Experimental results show COFIG and FRECON outperform existing baselines.

Abstract

Due to the communication bottleneck in distributed and federated learning applications, algorithms using communication compression have attracted significant attention and are widely used in practice. Moreover, the huge number, high heterogeneity and limited availability of clients result in high client-variance.
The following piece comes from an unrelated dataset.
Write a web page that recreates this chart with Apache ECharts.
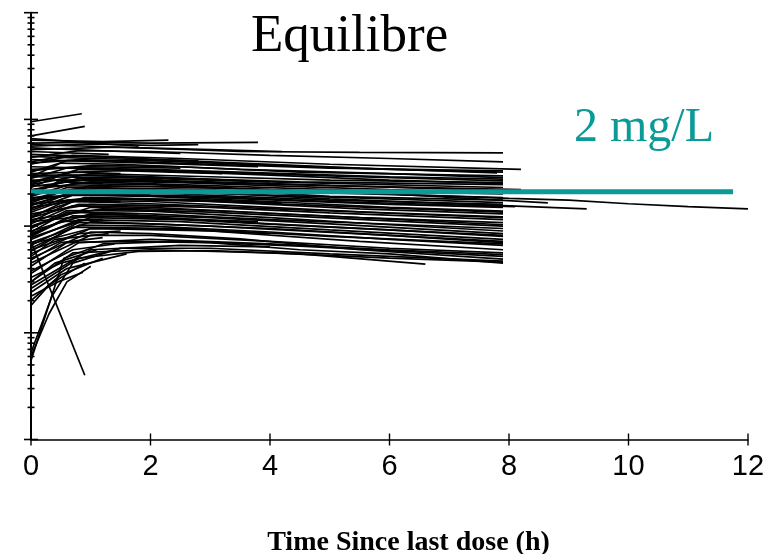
<!DOCTYPE html>
<html>
<head>
<meta charset="utf-8">
<script src="https://cdn.jsdelivr.net/npm/echarts@6/dist/echarts.min.js"></script>
<style>html,body{margin:0;padding:0;background:#fff;overflow:hidden;}#c{width:769px;height:554px;}</style>
</head>
<body>
<div id="c"></div>
<script>
// ---- texts ----
const chartTitle = 'Equilibre';
const targetLabel = '2 mg/L';
const xAxisName = 'Time Since last dose (h)';

// ---- axis ticks ----
const xTicks = [0, 2, 4, 6, 8, 10, 12];
const yDecades = [0.01, 0.1, 1, 10, 100];
const yMinorMult = [2, 3, 4, 5, 6, 7, 8, 9];

// ---- target concentration line ----
const targetTimes = [0, 11.75];
const targetConc = [2.1, 2.1];

// ---- individual profiles [time (h), concentration (mg/L)] ----
const upperProfiles = [
  [[0,9.5],[0.85,11.3]],
  [[0,7.0],[0.9,8.6]],
  [[0,6.4],[1.2,6.2],[2.3,6.4]],
  [[0,6.6],[1.8,5.6]],
  [[0,6.0],[1,6.1],[2,6.0],[3.8,6.1]],
  [[0,5.8],[1,5.6],[3.5,5.0],[5.5,4.9],[7.9,4.85]],
  [[0,4.4],[0.8,5.1],[2,5.0],[4,4.6],[6,4.3],[7.9,4.0]],
  [[0,3.8],[0.7,4.6],[2.5,4.3],[5,3.8],[8.2,3.4]],
  [[0,3.2],[0.6,4.1],[2,4.1],[4,3.7],[6,3.4],[7.9,3.2]],
  [[0,4.7],[1,4.5],[3,4.0],[5.5,3.5],[7.8,3.15]],
  [[0,2.9],[0.5,3.9],[1.5,3.8],[3.5,3.4],[6,3.1],[7.9,2.85]],
  [[0,3.6],[1,3.5],[3,3.2],[5,2.95],[7.9,2.65]],
  [[0,5.6],[1,5.9],[2,5.7],[2.8,5.8]],
  [[0,5.2],[1.4,5.5],[3,5.2],[4.2,5.0]]
];
const middleProfiles = [
  [[0,2.5],[0.8,3.4],[2,3.3],[4,3.0],[6,2.7],[7.9,2.5]],
  [[0,3.0],[1,3.0],[2.5,2.8],[4.5,2.6],[7.9,2.45]],
  [[0,2.3],[0.5,3.0],[2,2.9],[4,2.6],[7.9,2.3]],
  [[0,2.7],[1.5,2.7],[3,2.55],[5,2.4],[8.2,2.2]],
  [[0,2.2],[1,2.6],[3,2.4],[6,2.1],[7.9,2.0]],
  [[0,1.9],[0.7,2.5],[2,2.45],[4,2.2],[6,2.0],[8.65,1.65]],
  [[0,2.0],[1,2.3],[3,2.2],[5,1.9],[7.9,1.75]],
  [[0,1.7],[0.6,2.3],[2,2.2],[5,1.8],[9.3,1.45]],
  [[0,1.6],[0.8,2.1],[2.5,2.0],[5,1.75],[7.9,1.6]],
  [[0,1.85],[1,2.0],[3,1.9],[5,1.7],[8.1,1.52]],
  [[0,1.4],[0.7,1.95],[2,1.9],[4,1.7],[6,1.5],[7.9,1.38]],
  [[0,1.5],[1,1.8],[3,1.7],[5.5,1.45],[7.9,1.3]],
  [[0,1.2],[0.6,1.75],[2,1.7],[4,1.5],[6,1.32],[7.9,1.2]],
  [[0,1.3],[1,1.6],[3,1.5],[5,1.33],[7.9,1.15]],
  [[0,1.05],[0.7,1.55],[2,1.5],[4,1.32],[6,1.16],[7.9,1.03]],
  [[0,1.15],[1.2,1.45],[3,1.35],[6,1.12],[7.9,1.0]]
];
const denseProfiles = [
  [[0,4.5],[1,4.3],[2.8,4.1]],
  [[0,3.9],[0.8,4.2],[3,3.8],[5,3.5],[7.9,3.3]],
  [[0,3.3],[1,3.7],[2.5,3.6],[4.5,3.2],[7.9,2.95]],
  [[0,2.8],[0.6,3.5],[2,3.4],[6,2.9],[7.9,2.75]],
  [[0,2.45],[1,3.1],[3,2.9],[5,2.7],[7.9,2.55]],
  [[0,2.15],[0.8,2.8],[2,2.7],[4,2.5],[7.9,2.15]],
  [[0,1.95],[0.5,2.7],[2.5,2.55],[6,2.2],[7.9,2.05]],
  [[0,1.8],[1,2.4],[3,2.3],[5,2.05],[7.9,1.85]],
  [[0,1.55],[0.8,2.2],[2,2.1],[4,1.95],[7.9,1.66]],
  [[0,1.45],[0.6,2.0],[3,1.85],[6,1.6],[7.9,1.5]],
  [[0,1.25],[0.9,1.85],[2.5,1.75],[5,1.55],[7.9,1.35]],
  [[0,1.1],[0.7,1.7],[2,1.62],[4.5,1.42],[7.9,1.22]],
  [[0,0.98],[1,1.5],[3,1.4],[5.5,1.2],[7.9,1.08]],
  [[0,0.88],[0.6,1.35],[2,1.3],[4,1.15],[7.9,0.95]],
  [[0,0.78],[1,1.2],[2.5,1.15],[5,0.98],[7.9,0.82]],
  [[0,0.66],[0.8,1.08],[2,1.05],[4,0.95],[6,0.82],[7.9,0.7]],
  [[0,0.58],[0.7,0.98],[2.5,0.95],[5,0.8],[7.9,0.68]],
  [[0,0.45],[1,0.82],[2,0.82],[4,0.72],[6,0.62],[7.9,0.56]],
  [[0,0.36],[0.8,0.7],[2,0.75],[4,0.68],[6,0.6],[7.9,0.54]],
  [[0,0.28],[1,0.6],[2.5,0.66],[4,0.64]],
  [[0,3.1],[1.5,3.3],[3.2,3.1]],
  [[0,2.35],[1,2.75],[2.2,2.7]],
  [[0,1.65],[0.5,2.1],[1.8,2.05]],
  [[0,1.2],[0.8,1.6],[2.6,1.55]],
  [[0,0.82],[0.6,1.2],[1.7,1.25]],
  [[0,0.52],[0.4,0.75],[1.3,0.85]]
];
const lowerProfiles = [
  [[0,0.95],[0.6,1.4],[2,1.38],[4,1.2],[6,1.03],[7.9,0.9]],
  [[0,0.9],[1,1.3],[3,1.2],[5,1.05],[7.9,0.85]],
  [[0,0.8],[0.7,1.25],[2,1.22],[4,1.05],[6,0.92],[7.9,0.8]],
  [[0,0.75],[0.8,1.15],[2.5,1.1],[5,0.92],[7.9,0.75]],
  [[0,0.7],[1,1.1],[3,1.0],[6,0.82],[7.9,0.72]],
  [[0,0.62],[0.8,1.02],[2,1.0],[4,0.88],[6,0.75],[7.9,0.66]],
  [[0,0.55],[1,0.95],[3,0.9],[5.5,0.72],[7.9,0.6]],
  [[0,0.5],[1,0.88],[2,0.85],[3.5,0.76],[5.5,0.6],[7.9,0.49]],
  [[0,0.42],[0.6,0.7],[1.5,0.72],[3,0.7],[4.5,0.6],[6,0.55],[7.9,0.45]],
  [[0,0.26],[0.8,0.5],[1.8,0.58],[3,0.59],[4.5,0.55],[6.6,0.44]],
  [[0,0.3],[0.7,0.56],[2,0.6],[4,0.56],[6,0.5],[7.9,0.46]],
  [[0,0.055],[0.55,0.5],[1.2,0.68],[2.5,0.72],[4.5,0.65],[7.9,0.52]],
  [[0,0.065],[0.35,0.22],[0.7,0.45],[1.5,0.62],[3,0.62],[5,0.55],[7.9,0.47]]
];
const earlyProfiles = [
  [[0,0.72],[0.9,0.04]],
  [[0,0.33],[0.5,0.45],[1.5,0.62]],
  [[0,0.22],[0.45,0.3],[0.87,0.37]],
  [[0,0.2],[0.5,0.35],[1.2,0.5]],
  [[0,0.18],[0.3,0.28],[0.9,0.45]],
  [[0,0.06],[0.3,0.15],[0.6,0.3],[1,0.42]],
  [[0,5.0],[1.3,4.7]],
  [[0,4.0],[0.5,4.5],[1.5,4.4]],
  [[0,3.4],[1,3.6],[2.5,3.5]],
  [[0,2.6],[0.7,3.2],[1.5,3.1]],
  [[0,2.0],[0.5,2.6],[1.2,2.5]],
  [[0,1.75],[1,2.05],[2,1.95]],
  [[0,1.35],[0.5,1.7],[1.5,1.7]],
  [[0,1.0],[0.7,1.35],[1.8,1.3]],
  [[0,0.85],[0.5,1.1],[1.2,1.15]],
  [[0,0.6],[0.8,0.85],[1.5,0.9]],
  [[0,0.48],[0.5,0.7],[1.2,0.78]],
  [[0,0.38],[0.7,0.6],[1.4,0.68]],
  [[0,0.3],[0.4,0.45],[1.1,0.6]],
  [[0,0.24],[0.6,0.4],[1.6,0.55]],
  [[0,2.9],[1.5,2.85],[4,2.6]],
  [[0,4.2],[2,3.9],[3.8,3.6]],
  [[0,5.4],[1.5,5.0],[2.5,4.8]],
  [[0,1.1],[1,1.25],[3.8,1.1]],
  [[0,0.68],[1,0.95],[2.5,0.93],[4,0.85]],
  [[0,1.6],[1,1.85],[3,1.75],[4.2,1.65]]
];
const longProfiles = [
  [[0,2.4],[2,2.35],[4,2.2],[6,2.0],[8,1.82],[9,1.75],[10,1.62],[11,1.52],[12,1.45]]
];

// ---- build ----
const profiles = [].concat(upperProfiles, middleProfiles, denseProfiles, lowerProfiles, earlyProfiles, longProfiles);
const series = profiles.map(p => ({
  type: 'line', data: p, symbol: 'none', silent: true,
  lineStyle: { color: '#000', width: 1.7 }, z: 2
}));
series.push({
  type: 'line', data: targetTimes.map((t, i) => [t, targetConc[i]]), symbol: 'none', silent: true,
  lineStyle: { color: '#0A9A97', width: 5 }, z: 5
});
const yTickData = [];
yDecades.forEach((d, i) => {
  yTickData.push([0, d]);
  if (i < yDecades.length - 1) yMinorMult.forEach(m => yTickData.push([0, d * m]));
});
series.push({
  type: 'custom', coordinateSystem: 'cartesian2d', data: yTickData, clip: false, silent: true, z: 10,
  renderItem: (params, api) => {
    const v = api.value(1);
    const p = api.coord([api.value(0), v]);
    const lg = Math.log10(v);
    const major = Math.abs(lg - Math.round(lg)) < 1e-9;
    const h = major ? 7 : 3.5;
    return { type: 'line', shape: { x1: p[0] - h, y1: p[1], x2: p[0] + h, y2: p[1] }, style: { stroke: '#000', lineWidth: 1.6 } };
  }
});
series.push({
  type: 'custom', coordinateSystem: 'cartesian2d', data: xTicks.map(t => [t, yDecades[0]]), clip: false, silent: true, z: 10,
  renderItem: (params, api) => {
    const p = api.coord([api.value(0), api.value(1)]);
    return { type: 'line', shape: { x1: p[0], y1: p[1] - 6, x2: p[0], y2: p[1] + 6 }, style: { stroke: '#000', lineWidth: 1.4 } };
  }
});

const chart = echarts.init(document.getElementById('c'), null, { renderer: 'canvas', width: 769, height: 554 });
chart.setOption({
  animation: false,
  backgroundColor: '#fff',
  title: [
    { text: chartTitle, left: 251, top: 11, padding: 0,
      textStyle: { fontFamily: 'Liberation Serif', fontWeight: 'normal', fontSize: 53, color: '#000' } },
    { text: targetLabel, left: 574, top: 104, padding: 0,
      textStyle: { fontFamily: 'Liberation Serif', fontWeight: 'normal', fontSize: 48, color: '#0A9A97' } }
  ],
  grid: { left: 31, top: 12.7, width: 717, height: 426.8, containLabel: false, outerBoundsMode: 'none' },
  xAxis: {
    type: 'value', min: 0, max: 12, interval: 2,
    name: xAxisName, nameLocation: 'middle', nameGap: 89,
    nameTextStyle: { fontFamily: 'Liberation Serif', fontWeight: 'bold', fontSize: 28, color: '#000', padding: [0, 0, 0, 38] },
    axisLine: { lineStyle: { color: '#000', width: 1.5 } },
    axisTick: { show: false },
    splitLine: { show: false },
    axisLabel: { margin: 13, fontFamily: 'Liberation Sans', fontSize: 29, color: '#000' }
  },
  yAxis: {
    type: 'log', logBase: 10, min: 0.01, max: 100,
    axisLine: { show: true, lineStyle: { color: '#000', width: 2 } },
    axisTick: { show: false },
    axisLabel: { show: false },
    splitLine: { show: false }
  },
  series: series
});
</script>
</body>
</html>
This paper addresses these two issues together by proposing compressed and client-variance reduced methods COFIG and FRECON. We prove an $O(\frac{(1+\omega)^{3/2}\sqrt{N}}{S\epsilon^2}+\frac{(1+\omega)N^{2/3}}{S\epsilon^2})$ bound on the number of communication rounds of COFIG in the nonconvex setting, where $N$ is the total number of clients, $S$ is the number of clients participating in each round, $\epsilon$ is the convergence error, and $\omega$ is the variance parameter associated with the compression operator. In case of FRECON, we prove an $O(\frac{(1+\omega)\sqrt{N}}{S\epsilon^2})$ bound on the number of communication rounds. In the convex setting, COFIG converges within $O(\frac{(1+\omega)\sqrt{N}}{S\epsilon})$ communication rounds, which, to the best of our knowledge, is also the first convergence result for compression schemes that do not communicate with all the clients in each round. We stress that neither COFIG nor FRECON needs to communicate with all the clients, and they enjoy the first or faster convergence results for convex and nonconvex federated learning in the regimes considered. Experimental results point to an empirical superiority of COFIG and FRECON over existing baselines.